The results reveal important insights about how partial pooling handles opposite seasonality. The `UniformConstant` trick is **not strictly necessary** — partial pooling can handle opposite seasonality by allowing individual deviations to have opposite signs. However, it becomes **increasingly valuable** as shrinkage strength increases:

| Shrinkage | Without UC | With UC |
|-----------|-----------|--------|
| Low (1-10) | Works fine — individual betas can freely deviate | Adds complexity with little benefit |
| Moderate (10-100) | May weaken some seasonal patterns | Better separation of shape vs direction |
| High (100-1000) | Shared mean ≈ 0, weak seasonality | Shared shape is meaningful, direction via constant |

The `UniformConstant` approach is most useful when:
1. You have series with genuinely **opposite** seasonality (not just different amplitudes)
2. You want **strong shrinkage** to share seasonal shape across series
3. The seasonal **shape** is similar across groups but the **direction** differs

If your series have simply **different** (not opposite) seasonal patterns, the `UniformConstant` adds unnecessary complexity and you are better off with lower shrinkage on the Fourier coefficients directly.

---

## Summary

Hierarchical modeling with partial pooling is a powerful technique, but it comes with important caveats:

1. **Shrinkage strength is a hyperparameter**. There is no universal default. Too little shrinkage gives up the sharing benefit; too much forces series to be more similar than they truly are. Tune it via cross-validation or domain knowledge.

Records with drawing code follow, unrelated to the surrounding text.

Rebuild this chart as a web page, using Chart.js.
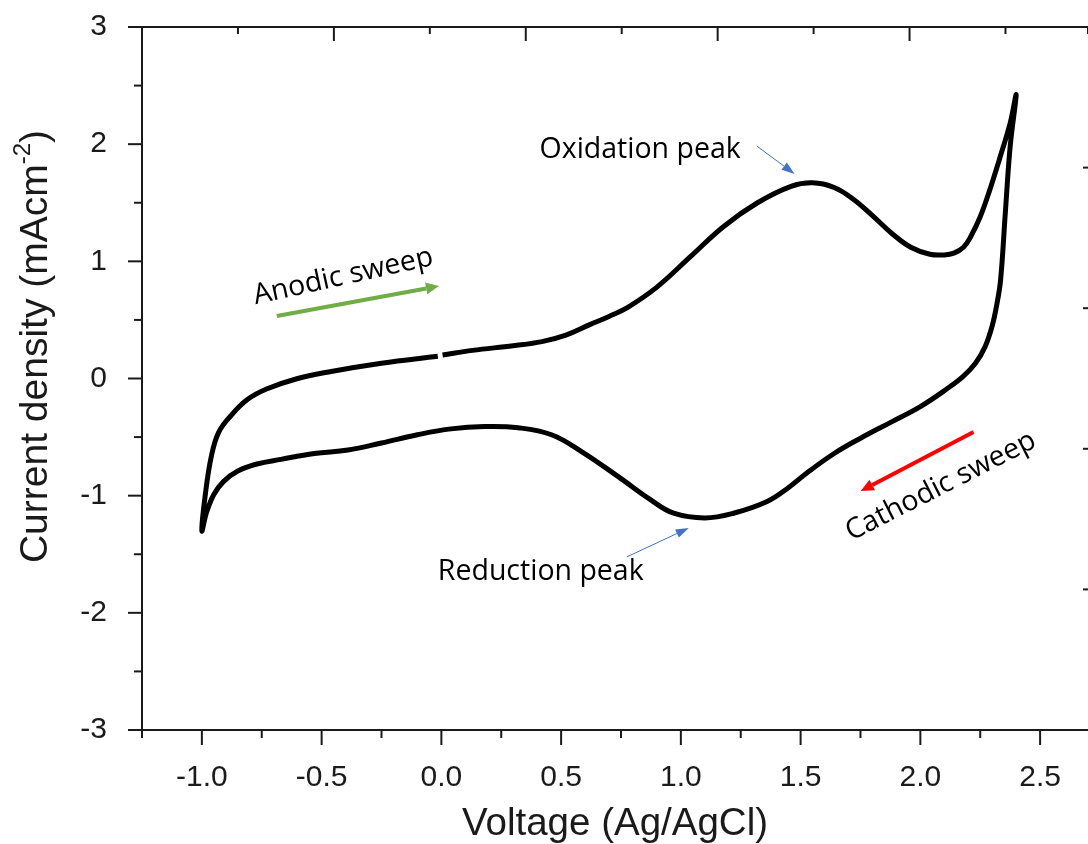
<!DOCTYPE html>
<html>
<head>
<meta charset="utf-8">
<script src="https://cdn.jsdelivr.net/npm/chart.js@4.4.1/dist/chart.umd.min.js"></script>
<style>
  html, body { margin: 0; padding: 0; background: #fff; overflow: hidden; }
  canvas { display: block; }
</style>
</head>
<body>
<canvas id="cv" width="1088" height="844"></canvas>
<script>
// CV loop: starts at 0 V, anodic sweep up to 2.4 V, cathodic back to -1.0 V, then up to 0 V again
const voltage = [
  0.005, 0.13, 0.30, 0.42, 0.52, 0.62, 0.70, 0.78, 0.90, 1.04, 1.18, 1.32, 1.46, 1.55, 1.64,
  1.72, 1.80, 1.88, 1.96, 2.04, 2.10, 2.14, 2.18, 2.21, 2.25, 2.29, 2.33, 2.375, 2.40,
  2.375, 2.355, 2.335, 2.32, 2.30, 2.27, 2.23, 2.18, 2.11, 2.00, 1.88, 1.75, 1.64, 1.53, 1.45,
  1.36, 1.22, 1.10, 0.97, 0.87, 0.74, 0.59, 0.46, 0.32, 0.18, 0.04, -0.10, -0.25, -0.39,
  -0.53, -0.67, -0.77, -0.85, -0.91, -0.95, -0.98, -1.00,
  -0.985, -0.96, -0.93, -0.88, -0.81, -0.73, -0.60, -0.46, -0.25, -0.015
];
const current = [
  0.20, 0.24, 0.28, 0.315, 0.37, 0.46, 0.53, 0.61, 0.78, 1.04, 1.30, 1.50, 1.64, 1.67, 1.63,
  1.53, 1.39, 1.24, 1.12, 1.06, 1.055, 1.07, 1.12, 1.21, 1.38, 1.61, 1.87, 2.18, 2.42,
  1.98, 1.42, 0.84, 0.64, 0.45, 0.27, 0.13, 0.02, -0.09, -0.24, -0.37, -0.51, -0.64, -0.80, -0.93,
  -1.05, -1.15, -1.19, -1.15, -1.03, -0.84, -0.63, -0.48, -0.42, -0.41, -0.43, -0.48, -0.55, -0.61,
  -0.64, -0.69, -0.73, -0.79, -0.88, -0.99, -1.14, -1.30,
  -0.98, -0.66, -0.46, -0.32, -0.18, -0.09, 0.00, 0.06, 0.13, 0.19
];

const xTickValues = [-1.0, -0.5, 0.0, 0.5, 1.0, 1.5, 2.0, 2.5];
const xTickLabels = ['-1.0', '-0.5', '0.0', '0.5', '1.0', '1.5', '2.0', '2.5'];
const yTickValues = [-3, -2, -1, 0, 1, 2, 3];
const yTickLabels = ['-3', '-2', '-1', '0', '1', '2', '3'];

// text notes and arrows, placed in axis units
const notes = [
  { text: 'Oxidation peak', x: 0.83, y: 1.95, angle: 0 },
  { text: 'Reduction peak', x: 0.415, y: -1.65, angle: 0 },
  { text: 'Anodic sweep', x: -0.41, y: 0.87, angle: -12.5 },
  { text: 'Cathodic sweep', x: 2.085, y: -0.92, angle: -27 }
];
const arrows = [
  { from: [1.317, 1.984], to: [1.475, 1.746], color: '#4472c4', width: 1, head: 13, headW: 9 },
  { from: [0.774, -1.523], to: [1.033, -1.276], color: '#4472c4', width: 1, head: 13, headW: 9 },
  { from: [-0.687, 0.533], to: [-0.01, 0.789], color: '#70ad47', width: 4, head: 13, headW: 12 },
  { from: [2.222, -0.457], to: [1.751, -0.96], color: '#ff0000', width: 4, head: 13, headW: 12 }
];

const axisFont = 'Liberation Sans, Arial, sans-serif';
const ink = '#1a1a1a';

function labelFor(values, labels, v) {
  const i = values.findIndex(t => Math.abs(t - v) < 1e-6);
  return i < 0 ? '' : labels[i];
}

const frame = {
  id: 'frame',
  afterDraw(chart) {
    const { ctx, chartArea: a, scales } = chart;
    ctx.save();
    ctx.strokeStyle = ink;
    ctx.lineWidth = 2;
    const seg = (x1, y1, x2, y2) => { ctx.beginPath(); ctx.moveTo(x1, y1); ctx.lineTo(x2, y2); ctx.stroke(); };

    seg(a.left - 1, a.top, a.right + 2, a.top);

    scales.x.ticks.forEach(t => {
      const q = t.value / 0.25;
      if (Math.abs(q - Math.round(q)) > 1e-6) return;
      const px = scales.x.getPixelForValue(t.value);
      const len = Math.abs(t.value * 2 - Math.round(t.value * 2)) < 1e-6 ? 15 : 8;
      seg(px, a.bottom, px, a.bottom + len);
    });
    scales.y.ticks.forEach(t => {
      const py = scales.y.getPixelForValue(t.value);
      const len = Number.isInteger(t.value) ? 14 : 8;
      seg(a.left - len, py, a.left, py);
    });
    scales.x2.ticks.forEach(t => {
      if (t.value === 0) return;
      const px = scales.x2.getPixelForValue(t.value);
      const len = t.value % 2 === 0 ? 14 : 7;
      seg(px, a.top, px, a.top + len);
    });
    scales.y2.ticks.forEach(t => {
      if (t.value === 0 || t.value === 5) return;
      const py = scales.y2.getPixelForValue(t.value);
      seg(a.right - 5, py, a.right, py);
    });

    // y title with superscript
    ctx.fillStyle = ink;
    ctx.translate(36, (a.top + a.bottom) / 2 - 32);
    ctx.rotate(-Math.PI / 2);
    ctx.textBaseline = 'middle';
    const main = 'Current density (mAcm';
    const sup = '-2';
    ctx.font = '39px ' + axisFont;
    const w1 = ctx.measureText(main).width;
    const w3 = ctx.measureText(')').width;
    ctx.font = '24px ' + axisFont;
    const w2 = ctx.measureText(sup).width;
    const x0 = -(w1 + w2 + w3) / 2;
    ctx.textAlign = 'left';
    ctx.font = '39px ' + axisFont;
    ctx.fillText(main, x0, 0);
    ctx.font = '24px ' + axisFont;
    ctx.fillText(sup, x0 + w1, -13);
    ctx.font = '39px ' + axisFont;
    ctx.fillText(')', x0 + w1 + w2, 0);
    ctx.restore();

    // notes and arrows
    ctx.save();
    arrows.forEach(ar => {
      const x1 = scales.x.getPixelForValue(ar.from[0]), y1 = scales.y.getPixelForValue(ar.from[1]);
      const x2 = scales.x.getPixelForValue(ar.to[0]), y2 = scales.y.getPixelForValue(ar.to[1]);
      const ang = Math.atan2(y2 - y1, x2 - x1);
      const bx = x2 - ar.head * Math.cos(ang), by = y2 - ar.head * Math.sin(ang);
      ctx.strokeStyle = ar.color;
      ctx.fillStyle = ar.color;
      ctx.lineWidth = ar.width;
      ctx.beginPath(); ctx.moveTo(x1, y1); ctx.lineTo(bx, by); ctx.stroke();
      ctx.beginPath();
      ctx.moveTo(x2, y2);
      ctx.lineTo(bx + ar.headW / 2 * Math.sin(ang), by - ar.headW / 2 * Math.cos(ang));
      ctx.lineTo(bx - ar.headW / 2 * Math.sin(ang), by + ar.headW / 2 * Math.cos(ang));
      ctx.closePath();
      ctx.fill();
    });
    ctx.fillStyle = '#000';
    ctx.font = '28.5px "Open Sans", sans-serif';
    ctx.textAlign = 'center';
    ctx.textBaseline = 'middle';
    notes.forEach(n => {
      ctx.save();
      ctx.translate(scales.x.getPixelForValue(n.x), scales.y.getPixelForValue(n.y));
      ctx.rotate(n.angle * Math.PI / 180);
      ctx.fillText(n.text, 0, 0);
      ctx.restore();
    });
    ctx.restore();
  }
};

new Chart(document.getElementById('cv'), {
  type: 'scatter',
  data: {
    datasets: [{
      data: voltage.map((v, i) => ({ x: v, y: current[i] })),
      showLine: true,
      borderColor: '#000',
      borderWidth: 5,
      borderCapStyle: 'butt',
      borderJoinStyle: 'round',
      pointRadius: 0,
      tension: 0.4
    }]
  },
  options: {
    responsive: false,
    animation: false,
    layout: { autoPadding: false, padding: { top: 27, right: 0, bottom: 0, left: 0 } },
    plugins: { legend: { display: false }, tooltip: { enabled: false } },
    scales: {
      x: {
        type: 'linear', position: 'bottom', min: -1.25, max: 2.70,
        afterFit: s => { s.height = 114; s.paddingLeft = 0; s.paddingRight = 0; },
        border: { display: true, color: ink, width: 2 },
        grid: { display: false },
        ticks: {
          stepSize: 0.25, autoSkip: false, includeBounds: false, maxRotation: 0, padding: 22, color: ink,
          font: { family: axisFont, size: 30 },
          callback: v => labelFor(xTickValues, xTickLabels, v)
        },
        title: {
          display: true, text: 'Voltage (Ag/AgCl)', color: ink, padding: 0,
          font: { family: axisFont, size: 38.5, lineHeight: 1 }
        }
      },
      y: {
        type: 'linear', position: 'left', min: -3, max: 3,
        afterFit: s => { s.width = 142; s.paddingTop = 0; s.paddingBottom = 0; },
        border: { display: true, color: ink, width: 2 },
        grid: { display: false },
        ticks: {
          stepSize: 0.5, autoSkip: false, padding: 27, color: ink,
          font: { family: axisFont, size: 30 },
          callback: v => labelFor(yTickValues, yTickLabels, v)
        }
      },
      x2: { type: 'linear', position: 'top', display: false, min: 0, max: 9.86, ticks: { stepSize: 1 } },
      y2: { type: 'linear', position: 'right', display: false, min: 0, max: 5, ticks: { stepSize: 1 } }
    }
  },
  plugins: [frame]
});
</script>
</body>
</html>
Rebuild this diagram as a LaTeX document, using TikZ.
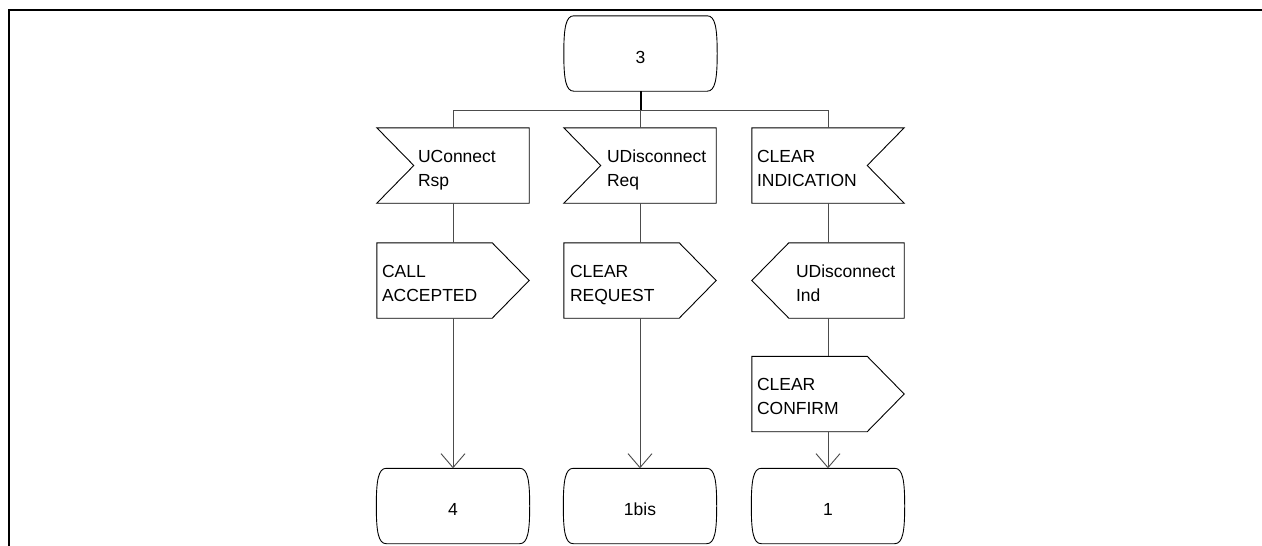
\documentclass[tikz,border=0pt]{standalone}
\usepackage{fontspec}
\setmainfont{Liberation Sans}
\usetikzlibrary{arrows.meta}

% SDL state symbol: flat top and bottom, bulging sides
\newcommand\drawstate[1]{%
  \draw[outline] ([xshift=10pt]#1.north west) -- ([xshift=-10pt]#1.north east)
    .. controls ([xshift=-2pt]#1.north east) and ([yshift=-12pt]#1.north east) .. (#1.east)
    .. controls ([yshift=12pt]#1.south east) and ([xshift=-2pt]#1.south east) .. ([xshift=-10pt]#1.south east)
    -- ([xshift=10pt]#1.south west)
    .. controls ([xshift=2pt]#1.south west) and ([yshift=12pt]#1.south west) .. (#1.west)
    .. controls ([yshift=-12pt]#1.north west) and ([xshift=2pt]#1.north west) .. cycle;}
% input signal, notch on the left
\newcommand\drawinleft[1]{%
  \draw[outline] (#1.north west) -- (#1.north east) -- (#1.south east) -- (#1.south west)
    -- ([xshift=37pt]#1.west) -- cycle;}
% input signal, notch on the right
\newcommand\drawinright[1]{%
  \draw[outline] (#1.north west) -- (#1.north east) -- ([xshift=-37pt]#1.east)
    -- (#1.south east) -- (#1.south west) -- cycle;}
% output signal pointing right
\newcommand\drawoutright[1]{%
  \draw[outline] (#1.north west) -- ([xshift=-37pt]#1.north east) -- (#1.east)
    -- ([xshift=-37pt]#1.south east) -- (#1.south west) -- cycle;}
% output signal pointing left
\newcommand\drawoutleft[1]{%
  \draw[outline] ([xshift=37pt]#1.north west) -- (#1.north east) -- (#1.south east)
    -- ([xshift=37pt]#1.south west) -- (#1.west) -- cycle;}

\tikzset{
  outline/.style={draw=black, line width=0.9pt, line join=miter},
  symbox/.style={draw=none, inner sep=0pt, minimum width=152pt, minimum height=75pt},
  statebox/.style={draw=none, inner sep=0pt, minimum width=153pt, minimum height=75pt,
    font={\fontsize{17.5}{24}\selectfont}, text height=19pt, text depth=0pt},
  lbl/.style={inner sep=0pt, anchor=base west, align=left, text width=112pt,
    font={\fontsize{17.5}{24}\selectfont}},
  conn/.style={draw=black!70, line width=0.9pt},
  busstem/.style={draw=black, line width=2pt},
  flow/.style={conn, -{Straight Barb[length=14pt,width=24pt]}},
  frameline/.style={draw=black, line width=2pt}
}

\begin{document}
\begin{tikzpicture}[x=1pt, y=-1pt]
  \useasboundingbox (0,0) rectangle (1262,546);
  \fill[white] (0,0) rectangle (1262,546);

  % page frame
  \draw[frameline] (9,546) -- (9,10) -- (1262,10);

  % states
  \node[statebox] (s3)   at (640.5,53.5) {3};
  \node[statebox] (s4)   at (453,506)    {4};
  \node[statebox] (s1b)  at (640,506)    {1bis};
  \node[statebox] (s1)   at (828,506)    {1};
  \drawstate{s3}
  \drawstate{s4}
  \drawstate{s1b}
  \drawstate{s1}

  % inputs
  \node[symbox] (in1) at (453,165.5) {};
  \node[symbox] (in2) at (640,165.5) {};
  \node[symbox] (in3) at (828,165.5) {};
  \drawinleft{in1}
  \drawinleft{in2}
  \drawinright{in3}
  \node[lbl] (tin1) at ([xshift=41pt,yshift=3.5pt]in1.west) {UConnect\\Rsp};
  \node[lbl] (tin2) at ([xshift=43pt,yshift=3.5pt]in2.west) {UDisconnect\\Req};
  \node[lbl] (tin3) at ([xshift=5pt,yshift=3.5pt]in3.west)  {CLEAR\\INDICATION};

  % outputs
  \node[symbox] (out1) at (453,280.5) {};
  \node[symbox] (out2) at (640,280.5) {};
  \node[symbox] (out3) at (828,280.5) {};
  \node[symbox] (out4) at (828,394)   {};
  \drawoutright{out1}
  \drawoutright{out2}
  \drawoutleft{out3}
  \drawoutright{out4}
  \node[lbl] (tout1) at ([xshift=5pt,yshift=3.5pt]out1.west)  {CALL\\ACCEPTED};
  \node[lbl] (tout2) at ([xshift=6pt,yshift=3.5pt]out2.west)  {CLEAR\\REQUEST};
  \node[lbl] (tout3) at ([xshift=44pt,yshift=3.5pt]out3.west) {UDisconnect\\Ind};
  \node[lbl] (tout4) at ([xshift=5pt,yshift=4pt]out4.west)    {CLEAR\\CONFIRM};

  % branching bus below state 3
  \coordinate (b1) at (453,110);
  \coordinate (b2) at (640.5,110);
  \coordinate (b3) at (828,110);
  \draw[busstem] (s3.south) -- (b2);
  \draw[conn] (b1) -- (b3);
  \draw[conn] (b1) -- (in1.north);
  \draw[conn] (b2 -| in2.north) -- (in2.north);
  \draw[conn] (b3) -- (in3.north);

  % transitions
  \draw[conn] (in1.south) -- (out1.north);
  \draw[conn] (in2.south) -- (out2.north);
  \draw[conn] (in3.south) -- (out3.north);
  \draw[conn] (out3.south) -- (out4.north);
  \draw[flow] (out1.south) -- (s4.north);
  \draw[flow] (out2.south) -- (s1b.north);
  \draw[flow] (out4.south) -- (s1.north);
\end{tikzpicture}
\end{document}
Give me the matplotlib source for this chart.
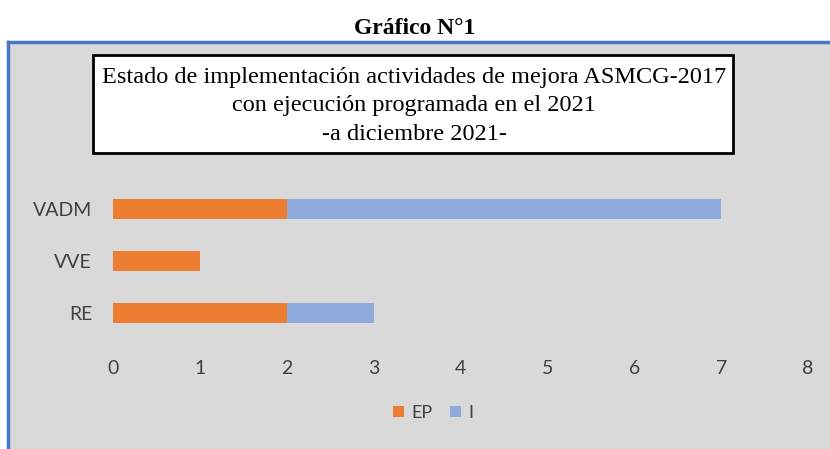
import matplotlib.pyplot as plt
from matplotlib.patches import Rectangle

categories = ["RE", "VVE", "VADM"]
ep = [2, 1, 2]
i_vals = [1, 0, 5]
xticks = [0, 1, 2, 3, 4, 5, 6, 7, 8]

W, H = 830, 449
fig = plt.figure(figsize=(W / 100, H / 100), dpi=100)
fig.patch.set_facecolor("white")

# gray chart area with blue top/left border
fig.patches.append(Rectangle((8 / W, 0), 1 - 8 / W, (H - 42) / H, transform=fig.transFigure,
                             facecolor="#d9d9d9", edgecolor="none", zorder=-2))
fig.add_artist(plt.Line2D([8 / W, 1], [1 - 42 / H, 1 - 42 / H], color="#4a78c8", lw=2.5))
fig.add_artist(plt.Line2D([8 / W, 8 / W], [0, 1 - 42 / H], color="#4a78c8", lw=2.5))

fig.text(415 / W, 1 - 28 / H, "Gráfico N°1", ha="center", va="center",
         fontsize=17, fontweight="bold", family="Liberation Serif")

# inner title box
fig.patches.append(Rectangle((93 / W, 1 - 153 / H), 640 / W, 98 / H, transform=fig.transFigure,
                             facecolor="white", edgecolor="black", lw=2, zorder=1))
fig.text(414 / W, 1 - 106 / H,
         "Estado de implementación actividades de mejora ASMCG-2017\n"
         "con ejecución programada en el 2021\n-a diciembre 2021-",
         ha="center", va="center", fontsize=17.5, family="Liberation Serif",
         linespacing=1.45, zorder=2)

ax = fig.add_axes([113 / W, 1 - 339 / H, 695 / W, 156 / H], zorder=3)
ax.set_facecolor("none")
ax.barh(categories, ep, height=0.4, color="#ed7d31", label="EP")
ax.barh(categories, i_vals, left=ep, height=0.4, color="#8faadc", label="I")
ax.set_xlim(0, 8)
ax.set_ylim(-0.5, 2.5)
ax.set_xticks(xticks)
for s in ax.spines.values():
    s.set_visible(False)
ax.tick_params(length=0, labelsize=14, colors="#404040")
ax.tick_params(axis="x", pad=15)
ax.tick_params(axis="y", pad=15)
for lab in ax.get_xticklabels() + ax.get_yticklabels():
    lab.set_family("Lato")

leg = fig.legend(loc="center", bbox_to_anchor=(433 / W, 1 - 413 / H), ncol=2, frameon=False,
                 handlelength=0.6, handleheight=0.6, handletextpad=0.4, columnspacing=1.0,
                 prop={"family": "Lato", "size": 13})
for t in leg.get_texts():
    t.set_color("#404040")

fig.savefig("out.png", dpi=100)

2. **Opposite seasonality requires care**. When series have opposite seasonal patterns, the shared Fourier coefficients are pulled toward zero under high shrinkage. The `UniformConstant(-1, 1)` trick from timeseers elegantly separates *seasonal shape* from *seasonal direction*, enabling strong shrinkage on the shape while allowing the direction to vary per series. Without it, the model can still work with lower shrinkage, but the sharing benefit is reduced.

These caveats are not weaknesses — they are inherent to any hierarchical model. Understanding them helps practitioners make informed modeling choices rather than blindly applying defaults.